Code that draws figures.
** START **

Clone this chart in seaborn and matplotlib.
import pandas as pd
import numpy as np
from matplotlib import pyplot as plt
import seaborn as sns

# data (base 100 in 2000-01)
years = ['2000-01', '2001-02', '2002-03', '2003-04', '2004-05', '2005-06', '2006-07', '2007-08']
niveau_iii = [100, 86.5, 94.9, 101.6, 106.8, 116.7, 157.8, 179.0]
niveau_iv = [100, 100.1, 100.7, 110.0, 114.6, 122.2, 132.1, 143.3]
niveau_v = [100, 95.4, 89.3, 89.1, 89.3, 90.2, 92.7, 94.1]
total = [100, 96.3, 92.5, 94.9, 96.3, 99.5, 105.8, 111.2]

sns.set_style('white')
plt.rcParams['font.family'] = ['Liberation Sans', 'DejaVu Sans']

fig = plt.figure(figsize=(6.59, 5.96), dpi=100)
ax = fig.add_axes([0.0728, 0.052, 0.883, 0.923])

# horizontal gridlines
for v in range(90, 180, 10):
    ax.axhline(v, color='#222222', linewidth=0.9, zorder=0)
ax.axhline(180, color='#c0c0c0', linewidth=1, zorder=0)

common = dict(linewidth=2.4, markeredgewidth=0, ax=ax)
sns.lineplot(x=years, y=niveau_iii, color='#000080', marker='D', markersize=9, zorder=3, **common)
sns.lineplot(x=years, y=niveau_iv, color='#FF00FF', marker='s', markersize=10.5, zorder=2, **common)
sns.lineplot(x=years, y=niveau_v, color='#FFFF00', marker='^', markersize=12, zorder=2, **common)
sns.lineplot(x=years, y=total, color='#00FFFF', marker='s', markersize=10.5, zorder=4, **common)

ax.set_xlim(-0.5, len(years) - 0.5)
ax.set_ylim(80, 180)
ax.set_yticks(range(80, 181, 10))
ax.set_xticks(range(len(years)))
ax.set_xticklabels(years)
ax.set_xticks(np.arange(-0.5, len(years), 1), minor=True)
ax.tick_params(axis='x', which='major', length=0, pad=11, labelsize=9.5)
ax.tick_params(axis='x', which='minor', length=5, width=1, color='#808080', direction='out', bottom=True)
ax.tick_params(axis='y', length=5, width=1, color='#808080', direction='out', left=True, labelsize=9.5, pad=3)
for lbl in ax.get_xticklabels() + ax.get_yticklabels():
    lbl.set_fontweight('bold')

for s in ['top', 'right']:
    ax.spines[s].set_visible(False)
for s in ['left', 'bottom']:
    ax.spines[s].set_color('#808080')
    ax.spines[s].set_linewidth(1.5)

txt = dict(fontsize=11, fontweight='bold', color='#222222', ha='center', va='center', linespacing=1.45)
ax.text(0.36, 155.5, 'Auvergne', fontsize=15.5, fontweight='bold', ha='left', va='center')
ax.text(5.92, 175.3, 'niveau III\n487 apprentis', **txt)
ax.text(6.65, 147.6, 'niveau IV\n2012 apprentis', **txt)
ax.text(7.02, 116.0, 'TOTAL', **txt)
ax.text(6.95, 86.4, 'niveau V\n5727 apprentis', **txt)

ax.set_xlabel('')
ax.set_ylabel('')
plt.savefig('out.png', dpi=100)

** END **
** START **

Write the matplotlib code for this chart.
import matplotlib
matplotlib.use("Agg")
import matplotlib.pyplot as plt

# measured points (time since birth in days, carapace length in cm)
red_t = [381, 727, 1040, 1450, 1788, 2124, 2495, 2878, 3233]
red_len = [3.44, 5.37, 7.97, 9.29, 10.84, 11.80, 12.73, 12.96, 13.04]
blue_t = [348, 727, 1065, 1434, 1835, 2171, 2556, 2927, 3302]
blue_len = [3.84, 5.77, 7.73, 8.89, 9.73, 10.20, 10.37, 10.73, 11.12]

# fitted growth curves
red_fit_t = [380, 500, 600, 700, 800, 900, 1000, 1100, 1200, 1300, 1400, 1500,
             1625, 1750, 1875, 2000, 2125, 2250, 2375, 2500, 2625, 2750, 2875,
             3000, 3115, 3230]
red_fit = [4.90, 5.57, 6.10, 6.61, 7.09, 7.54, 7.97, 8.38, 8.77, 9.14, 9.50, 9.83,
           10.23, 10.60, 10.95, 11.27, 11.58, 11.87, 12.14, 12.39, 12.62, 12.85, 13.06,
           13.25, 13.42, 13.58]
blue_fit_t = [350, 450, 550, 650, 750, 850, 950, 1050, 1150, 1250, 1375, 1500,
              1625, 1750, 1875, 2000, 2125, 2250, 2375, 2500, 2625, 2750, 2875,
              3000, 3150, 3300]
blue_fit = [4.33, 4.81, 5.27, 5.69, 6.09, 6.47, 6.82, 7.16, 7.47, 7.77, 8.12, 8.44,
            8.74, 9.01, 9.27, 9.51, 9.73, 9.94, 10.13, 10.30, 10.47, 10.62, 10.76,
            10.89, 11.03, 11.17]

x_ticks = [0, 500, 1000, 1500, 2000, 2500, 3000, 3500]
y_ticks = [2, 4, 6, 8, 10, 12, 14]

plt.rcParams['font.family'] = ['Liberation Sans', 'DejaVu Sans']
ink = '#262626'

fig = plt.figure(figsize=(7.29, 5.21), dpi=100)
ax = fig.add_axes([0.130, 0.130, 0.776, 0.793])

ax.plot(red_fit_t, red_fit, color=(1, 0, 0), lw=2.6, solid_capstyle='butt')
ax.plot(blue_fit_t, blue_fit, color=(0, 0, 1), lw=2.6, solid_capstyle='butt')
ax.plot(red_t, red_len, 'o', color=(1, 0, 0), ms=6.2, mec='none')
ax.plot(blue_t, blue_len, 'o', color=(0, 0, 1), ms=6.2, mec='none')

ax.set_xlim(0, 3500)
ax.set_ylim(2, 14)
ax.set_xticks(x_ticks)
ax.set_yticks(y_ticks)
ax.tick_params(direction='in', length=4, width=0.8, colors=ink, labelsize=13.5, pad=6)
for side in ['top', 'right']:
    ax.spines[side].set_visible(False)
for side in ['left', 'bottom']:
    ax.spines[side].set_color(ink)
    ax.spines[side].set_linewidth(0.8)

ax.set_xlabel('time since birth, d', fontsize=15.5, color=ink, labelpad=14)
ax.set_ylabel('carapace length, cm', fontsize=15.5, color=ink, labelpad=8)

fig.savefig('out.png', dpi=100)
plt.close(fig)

** END **

Repeat exactly the lines from the one containing "Clone this chart in seaborn and matplotlib." through the one containing "ax.spines[s].set_linewidth(1.5)", both included, and nothing else.

Full solution.
Clone this chart in seaborn and matplotlib.
import pandas as pd
import numpy as np
from matplotlib import pyplot as plt
import seaborn as sns

# data (base 100 in 2000-01)
years = ['2000-01', '2001-02', '2002-03', '2003-04', '2004-05', '2005-06', '2006-07', '2007-08']
niveau_iii = [100, 86.5, 94.9, 101.6, 106.8, 116.7, 157.8, 179.0]
niveau_iv = [100, 100.1, 100.7, 110.0, 114.6, 122.2, 132.1, 143.3]
niveau_v = [100, 95.4, 89.3, 89.1, 89.3, 90.2, 92.7, 94.1]
total = [100, 96.3, 92.5, 94.9, 96.3, 99.5, 105.8, 111.2]

sns.set_style('white')
plt.rcParams['font.family'] = ['Liberation Sans', 'DejaVu Sans']

fig = plt.figure(figsize=(6.59, 5.96), dpi=100)
ax = fig.add_axes([0.0728, 0.052, 0.883, 0.923])

# horizontal gridlines
for v in range(90, 180, 10):
    ax.axhline(v, color='#222222', linewidth=0.9, zorder=0)
ax.axhline(180, color='#c0c0c0', linewidth=1, zorder=0)

common = dict(linewidth=2.4, markeredgewidth=0, ax=ax)
sns.lineplot(x=years, y=niveau_iii, color='#000080', marker='D', markersize=9, zorder=3, **common)
sns.lineplot(x=years, y=niveau_iv, color='#FF00FF', marker='s', markersize=10.5, zorder=2, **common)
sns.lineplot(x=years, y=niveau_v, color='#FFFF00', marker='^', markersize=12, zorder=2, **common)
sns.lineplot(x=years, y=total, color='#00FFFF', marker='s', markersize=10.5, zorder=4, **common)

ax.set_xlim(-0.5, len(years) - 0.5)
ax.set_ylim(80, 180)
ax.set_yticks(range(80, 181, 10))
ax.set_xticks(range(len(years)))
ax.set_xticklabels(years)
ax.set_xticks(np.arange(-0.5, len(years), 1), minor=True)
ax.tick_params(axis='x', which='major', length=0, pad=11, labelsize=9.5)
ax.tick_params(axis='x', which='minor', length=5, width=1, color='#808080', direction='out', bottom=True)
ax.tick_params(axis='y', length=5, width=1, color='#808080', direction='out', left=True, labelsize=9.5, pad=3)
for lbl in ax.get_xticklabels() + ax.get_yticklabels():
    lbl.set_fontweight('bold')

for s in ['top', 'right']:
    ax.spines[s].set_visible(False)
for s in ['left', 'bottom']:
    ax.spines[s].set_color('#808080')
    ax.spines[s].set_linewidth(1.5)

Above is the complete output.